Suddenly, that $719m doesn’t look like $719m anymore.

“It’s just so aggravating from a social policy and economic justice standpoint to see that the people going to Houston [to cover and watch the game] pay tax that [Patriots owner] Bob Kraft and [NFL commissioner] Roger Goodell do not,” Matheson said.

What looks better on an aspiring political star’s resumé: fixed potholes or a Super Bowl? One might serve a city’s needs but there’s no leading role at the year’s biggest sports extravaganza when you’re standing behind a dump truck full of asphalt. The NFL wants two bowling alleys? Hell, why not give them four?
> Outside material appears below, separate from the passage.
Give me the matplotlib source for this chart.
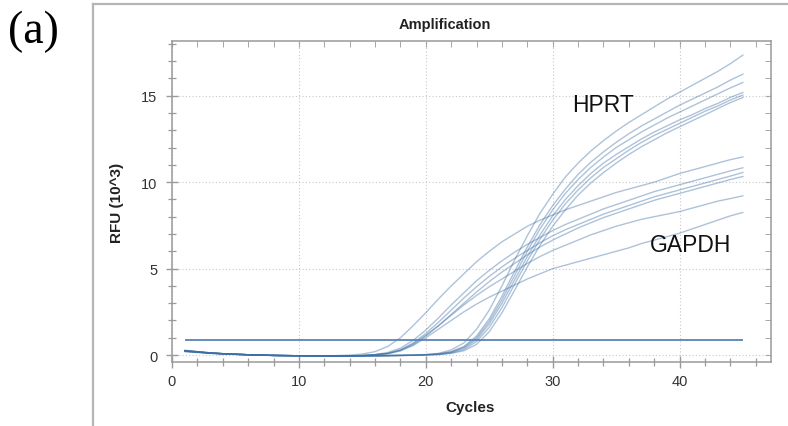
import matplotlib
matplotlib.use("Agg")
import matplotlib.pyplot as plt
import numpy as np

cycles = list(range(1, 46))

gapdh_1 = [0.28, 0.20, 0.13, 0.08, 0.05, 0.02, 0.00, -0.02, -0.03, -0.04, -0.04, -0.04, -0.03,
           0.00, 0.06, 0.20, 0.50, 1.00, 1.70, 2.45, 3.25, 4.00, 4.70, 5.40, 6.00, 6.55, 7.00,
           7.45, 7.80, 8.10, 8.40, 8.65, 8.90, 9.15, 9.40, 9.60, 9.80, 10.00, 10.25, 10.50,
           10.70, 10.90, 11.10, 11.30, 11.46]
gapdh_2 = [0.24, 0.18, 0.12, 0.08, 0.05, 0.02, 0.00, -0.02, -0.03, -0.04, -0.04, -0.05, -0.05,
           -0.04, -0.02, 0.03, 0.15, 0.40, 0.85, 1.45, 2.15, 2.90, 3.60, 4.30, 4.90, 5.45, 5.95,
           6.40, 6.80, 7.20, 7.55, 7.85, 8.15, 8.45, 8.70, 8.95, 9.20, 9.45, 9.65, 9.85,
           10.05, 10.25, 10.45, 10.65, 10.83]
gapdh_3 = [0.22, 0.17, 0.11, 0.07, 0.04, 0.02, 0.00, -0.02, -0.03, -0.04, -0.05, -0.05, -0.05,
           -0.05, -0.03, 0.02, 0.10, 0.30, 0.70, 1.25, 1.90, 2.60, 3.30, 3.95, 4.55, 5.10, 5.60,
           6.05, 6.50, 6.90, 7.25, 7.55, 7.85, 8.15, 8.40, 8.65, 8.90, 9.15, 9.35, 9.55,
           9.75, 9.95, 10.15, 10.35, 10.56]
gapdh_4 = [0.20, 0.15, 0.10, 0.07, 0.04, 0.01, -0.01, -0.02, -0.03, -0.04, -0.05, -0.05, -0.05,
           -0.05, -0.03, 0.02, 0.08, 0.25, 0.60, 1.10, 1.70, 2.35, 3.00, 3.65, 4.25, 4.80, 5.30,
           5.80, 6.25, 6.65, 7.00, 7.35, 7.65, 7.95, 8.20, 8.45, 8.70, 8.95, 9.15, 9.35,
           9.55, 9.75, 9.95, 10.15, 10.33]
gapdh_5 = [0.23, 0.17, 0.12, 0.08, 0.05, 0.02, 0.00, -0.02, -0.03, -0.04, -0.04, -0.05, -0.05,
           -0.05, -0.03, 0.02, 0.10, 0.30, 0.65, 1.15, 1.70, 2.30, 2.90, 3.45, 3.95, 4.40, 4.85,
           5.30, 5.70, 6.05, 6.35, 6.65, 6.95, 7.20, 7.45, 7.65, 7.85, 8.00, 8.15, 8.30,
           8.50, 8.70, 8.90, 9.05, 9.21]
gapdh_6 = [0.26, 0.19, 0.13, 0.08, 0.05, 0.02, 0.00, -0.02, -0.03, -0.04, -0.04, -0.05, -0.05,
           -0.05, -0.03, 0.02, 0.08, 0.25, 0.55, 1.00, 1.50, 2.00, 2.50, 2.95, 3.35, 3.70, 4.05,
           4.40, 4.70, 5.00, 5.20, 5.40, 5.60, 5.80, 6.00, 6.20, 6.45, 6.65, 6.85, 7.05,
           7.30, 7.55, 7.80, 8.05, 8.25]

hprt_1 = [0.27, 0.20, 0.13, 0.08, 0.05, 0.02, 0.00, -0.02, -0.03, -0.04, -0.04, -0.05, -0.05,
          -0.05, -0.05, -0.04, -0.03, -0.02, 0.00, 0.03, 0.10, 0.30, 0.70, 1.50, 2.60, 4.00,
          5.50, 6.90, 8.20, 9.30, 10.30, 11.10, 11.80, 12.40, 12.95, 13.45, 13.90, 14.35,
          14.80, 15.20, 15.60, 16.00, 16.40, 16.85, 17.35]
hprt_2 = [0.25, 0.18, 0.12, 0.08, 0.05, 0.02, 0.00, -0.02, -0.03, -0.04, -0.04, -0.05, -0.05,
          -0.05, -0.05, -0.04, -0.03, -0.02, -0.01, 0.02, 0.07, 0.20, 0.50, 1.10, 2.10, 3.40,
          4.85, 6.25, 7.55, 8.65, 9.60, 10.45, 11.15, 11.75, 12.30, 12.80, 13.25, 13.65,
          14.05, 14.45, 14.80, 15.15, 15.50, 15.90, 16.25]
hprt_3 = [0.23, 0.17, 0.11, 0.07, 0.04, 0.02, 0.00, -0.02, -0.03, -0.04, -0.05, -0.05, -0.05,
          -0.05, -0.05, -0.04, -0.03, -0.02, -0.01, 0.02, 0.06, 0.18, 0.45, 1.00, 1.95, 3.20,
          4.60, 6.00, 7.30, 8.40, 9.35, 10.15, 10.85, 11.45, 12.00, 12.45, 12.90, 13.30,
          13.70, 14.05, 14.40, 14.75, 15.10, 15.45, 15.77]
hprt_4 = [0.21, 0.16, 0.10, 0.07, 0.04, 0.01, -0.01, -0.02, -0.03, -0.04, -0.05, -0.05, -0.05,
          -0.05, -0.05, -0.04, -0.03, -0.02, -0.01, 0.02, 0.05, 0.15, 0.40, 0.90, 1.80, 3.00,
          4.35, 5.70, 6.95, 8.05, 9.00, 9.80, 10.50, 11.10, 11.60, 12.05, 12.50, 12.90,
          13.25, 13.60, 13.90, 14.25, 14.55, 14.90, 15.19]
hprt_5 = [0.24, 0.18, 0.12, 0.08, 0.05, 0.02, 0.00, -0.02, -0.03, -0.04, -0.04, -0.05, -0.05,
          -0.05, -0.05, -0.04, -0.03, -0.02, -0.01, 0.01, 0.04, 0.12, 0.32, 0.78, 1.60, 2.75,
          4.10, 5.45, 6.70, 7.80, 8.75, 9.55, 10.25, 10.85, 11.35, 11.85, 12.30, 12.70,
          13.05, 13.40, 13.75, 14.10, 14.40, 14.75, 15.04]
hprt_6 = [0.26, 0.19, 0.13, 0.08, 0.05, 0.02, 0.00, -0.02, -0.03, -0.04, -0.04, -0.05, -0.05,
          -0.05, -0.05, -0.04, -0.03, -0.02, -0.01, 0.01, 0.03, 0.10, 0.25, 0.62, 1.35, 2.45,
          3.75, 5.10, 6.35, 7.45, 8.40, 9.25, 9.95, 10.55, 11.10, 11.60, 12.05, 12.45,
          12.85, 13.20, 13.55, 13.90, 14.25, 14.60, 14.90]

threshold = 0.87
x_ticks = [0, 10, 20, 30, 40]
y_ticks = [0, 5, 10, 15]

curves = [gapdh_1, gapdh_2, gapdh_3, gapdh_4, gapdh_5, gapdh_6,
          hprt_1, hprt_2, hprt_3, hprt_4, hprt_5, hprt_6]

W, H = 788, 427
fig = plt.figure(figsize=(W / 100, H / 100), dpi=100)
sans = "Liberation Sans"

def fx(px):
    return px / W

def fy(py):
    return 1 - py / H

# outer frame lines
fig.add_artist(plt.Line2D([fx(93), fx(93)], [fy(5), 0], color="#b5b5b5", lw=1.6))
fig.add_artist(plt.Line2D([fx(93), 1], [fy(5), fy(5)], color="#b5b5b5", lw=1.6))

ax = fig.add_axes([fx(172), fy(363), fx(771) - fx(172), fy(42) - fy(363)])

for c in curves:
    ax.plot(cycles, c, color="#3d6fa5", alpha=0.42, lw=1.0, solid_capstyle="round")

ax.hlines(threshold, cycles[0], cycles[-1], color="#5a84b4", lw=1.3)

ax.set_xlim(0, 47.2)
ax.set_ylim(-0.4, 18.16)
ax.set_xticks(x_ticks)
ax.set_yticks(y_ticks)
ax.set_xticks(np.arange(0, 47, 2), minor=True)
ax.set_yticks(np.arange(0, 19, 1), minor=True)
ax.grid(True, which="major", linestyle=(0, (1, 2)), color="#c8c8c8", lw=0.8)
ax.set_axisbelow(True)

for s in ax.spines.values():
    s.set_color("#9a9a9a")
    s.set_linewidth(1.1)

ax.tick_params(which="major", direction="inout", length=9, width=1.0, color="#9a9a9a",
               labelsize=10.5, labelcolor="#333333", pad=4)
ax.tick_params(which="minor", direction="inout", length=6, width=0.9, color="#9a9a9a")
ax.tick_params(axis="y", which="major", pad=6)
for lab in ax.get_xticklabels() + ax.get_yticklabels():
    lab.set_fontfamily(sans)

# inward ticks on top and right
top = ax.secondary_xaxis("top")
top.set_xticks(x_ticks)
top.set_xticks(np.arange(0, 47, 2), minor=True)
top.tick_params(which="both", direction="in", length=4, color="#9a9a9a", labeltop=False)
top.spines["top"].set_visible(False)
right = ax.secondary_yaxis("right")
right.set_yticks(y_ticks)
right.set_yticks(np.arange(0, 19, 1), minor=True)
right.tick_params(which="both", direction="in", length=4, color="#9a9a9a", labelright=False)
right.spines["right"].set_visible(False)

ax.text(31.55, 14.13, "HPRT", fontsize=16.5, family=sans, color="#111111", va="baseline")
ax.text(37.64, 6.03, "GAPDH", fontsize=16.5, family=sans, color="#111111", va="baseline")

fig.text(fx(445), fy(25), "Amplification", fontsize=10.5, fontweight="bold", family=sans,
         ha="center", va="center", color="#222222")
fig.text(fx(470), fy(408), "Cycles", fontsize=11, fontweight="bold", family=sans,
         ha="center", va="center", color="#222222")
fig.text(fx(117), fy(203), "RFU (10^3)", fontsize=11, fontweight="bold", family=sans,
         ha="center", va="center", rotation=90, color="#222222")
fig.text(fx(8), fy(43), "(a)", fontsize=33, family="Liberation Serif", ha="left",
         va="baseline", color="black")

fig.savefig("out.png", dpi=100)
Sure, there is money to be made on a Super Bowl. Lots of people do come for the game, and they do stay in hotels, and those hotels do pump up their rates to heart-stopping amounts. These people also eat in restaurants and shop in stores. But remember this too, Matheson said, most of the money made on those extra-expensive hotel rooms is being shipped to the corporate headquarters out of town. Restaurant workers and shop employees might work a few more hours but their salaries aren’t being raised because the Super Bowl is in town. The trickle-down is small.

“I think we as economists haven’t done a good job [explaining] this,” Depken said. “Ultimately, you get city elders who want to host these events because they get something out of it.”

Now Houston basks in the spotlight. And maybe this is a good thing for the city. Maybe Houston needs to be HOUSTON! for a few days. Certainly Jacksonville felt a tinge of pride when they hosted the 2005 Super Bowl. New Orleans probably felt the 2013 Super Bowl was another step in their Katrina recovery.

Perhaps there’s a value on a city’s smile.

But that smile isn’t bringing in $500m or $719m. Not even close.